(Brief) Give back exactly the lines from the beginning of the listing below to the line holding "const seriesNames = ['Fed", both ends included; the pictures stay out.
····················
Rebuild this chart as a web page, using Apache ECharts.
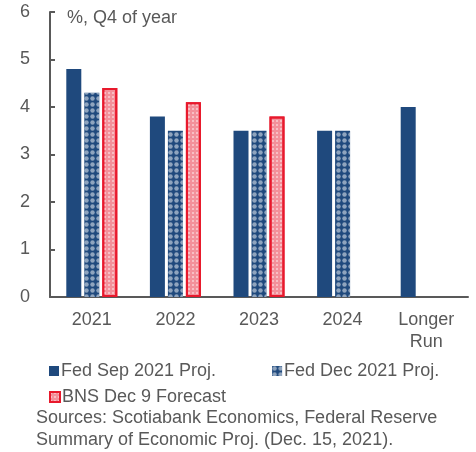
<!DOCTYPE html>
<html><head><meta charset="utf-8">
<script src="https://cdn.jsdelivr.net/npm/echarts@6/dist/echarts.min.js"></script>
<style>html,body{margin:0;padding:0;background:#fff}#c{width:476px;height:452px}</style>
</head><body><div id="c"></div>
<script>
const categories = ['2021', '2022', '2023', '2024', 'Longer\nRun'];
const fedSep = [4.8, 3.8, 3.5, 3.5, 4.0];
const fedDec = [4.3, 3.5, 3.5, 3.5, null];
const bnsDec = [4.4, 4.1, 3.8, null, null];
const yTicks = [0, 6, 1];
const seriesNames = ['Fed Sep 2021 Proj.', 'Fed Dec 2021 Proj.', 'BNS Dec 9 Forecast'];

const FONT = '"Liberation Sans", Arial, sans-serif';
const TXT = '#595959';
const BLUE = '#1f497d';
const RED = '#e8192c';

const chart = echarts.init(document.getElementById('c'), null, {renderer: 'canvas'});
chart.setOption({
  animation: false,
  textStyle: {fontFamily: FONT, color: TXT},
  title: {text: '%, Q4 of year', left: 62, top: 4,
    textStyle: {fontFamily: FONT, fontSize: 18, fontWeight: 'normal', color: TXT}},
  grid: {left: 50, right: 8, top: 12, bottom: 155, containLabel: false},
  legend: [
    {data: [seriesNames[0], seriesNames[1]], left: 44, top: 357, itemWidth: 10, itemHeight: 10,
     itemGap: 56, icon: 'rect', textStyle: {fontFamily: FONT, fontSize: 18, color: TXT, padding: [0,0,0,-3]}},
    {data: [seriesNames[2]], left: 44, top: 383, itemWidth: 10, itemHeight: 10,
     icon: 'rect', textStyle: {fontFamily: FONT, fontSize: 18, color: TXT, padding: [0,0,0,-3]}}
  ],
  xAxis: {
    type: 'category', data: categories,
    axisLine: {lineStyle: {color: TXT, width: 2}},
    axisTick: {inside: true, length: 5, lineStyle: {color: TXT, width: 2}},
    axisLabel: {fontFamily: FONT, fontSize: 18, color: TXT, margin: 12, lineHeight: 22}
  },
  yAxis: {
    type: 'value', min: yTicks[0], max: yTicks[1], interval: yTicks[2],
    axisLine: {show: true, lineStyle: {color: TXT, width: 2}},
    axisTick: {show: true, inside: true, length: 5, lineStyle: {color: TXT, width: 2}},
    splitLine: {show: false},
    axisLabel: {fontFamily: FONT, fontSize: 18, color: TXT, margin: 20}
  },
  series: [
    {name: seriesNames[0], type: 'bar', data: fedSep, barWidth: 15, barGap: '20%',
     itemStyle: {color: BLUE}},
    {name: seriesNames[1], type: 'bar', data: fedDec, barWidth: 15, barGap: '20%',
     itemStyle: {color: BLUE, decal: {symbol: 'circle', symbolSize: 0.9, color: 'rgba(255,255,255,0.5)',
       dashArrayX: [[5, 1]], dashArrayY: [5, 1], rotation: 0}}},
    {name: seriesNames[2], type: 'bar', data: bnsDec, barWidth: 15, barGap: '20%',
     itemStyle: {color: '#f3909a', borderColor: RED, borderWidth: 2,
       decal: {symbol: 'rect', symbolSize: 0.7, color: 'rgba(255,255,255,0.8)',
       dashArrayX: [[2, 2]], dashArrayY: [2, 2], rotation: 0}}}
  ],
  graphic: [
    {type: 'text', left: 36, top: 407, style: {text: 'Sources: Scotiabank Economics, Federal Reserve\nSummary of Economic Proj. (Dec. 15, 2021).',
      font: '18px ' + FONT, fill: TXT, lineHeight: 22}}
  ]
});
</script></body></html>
····················
(Final result)
Rebuild this chart as a web page, using Apache ECharts.
<!DOCTYPE html>
<html><head><meta charset="utf-8">
<script src="https://cdn.jsdelivr.net/npm/echarts@6/dist/echarts.min.js"></script>
<style>html,body{margin:0;padding:0;background:#fff}#c{width:476px;height:452px}</style>
</head><body><div id="c"></div>
<script>
const categories = ['2021', '2022', '2023', '2024', 'Longer\nRun'];
const fedSep = [4.8, 3.8, 3.5, 3.5, 4.0];
const fedDec = [4.3, 3.5, 3.5, 3.5, null];
const bnsDec = [4.4, 4.1, 3.8, null, null];
const yTicks = [0, 6, 1];
const seriesNames = ['Fed Sep 2021 Proj.', 'Fed Dec 2021 Proj.', 'BNS Dec 9 Forecast'];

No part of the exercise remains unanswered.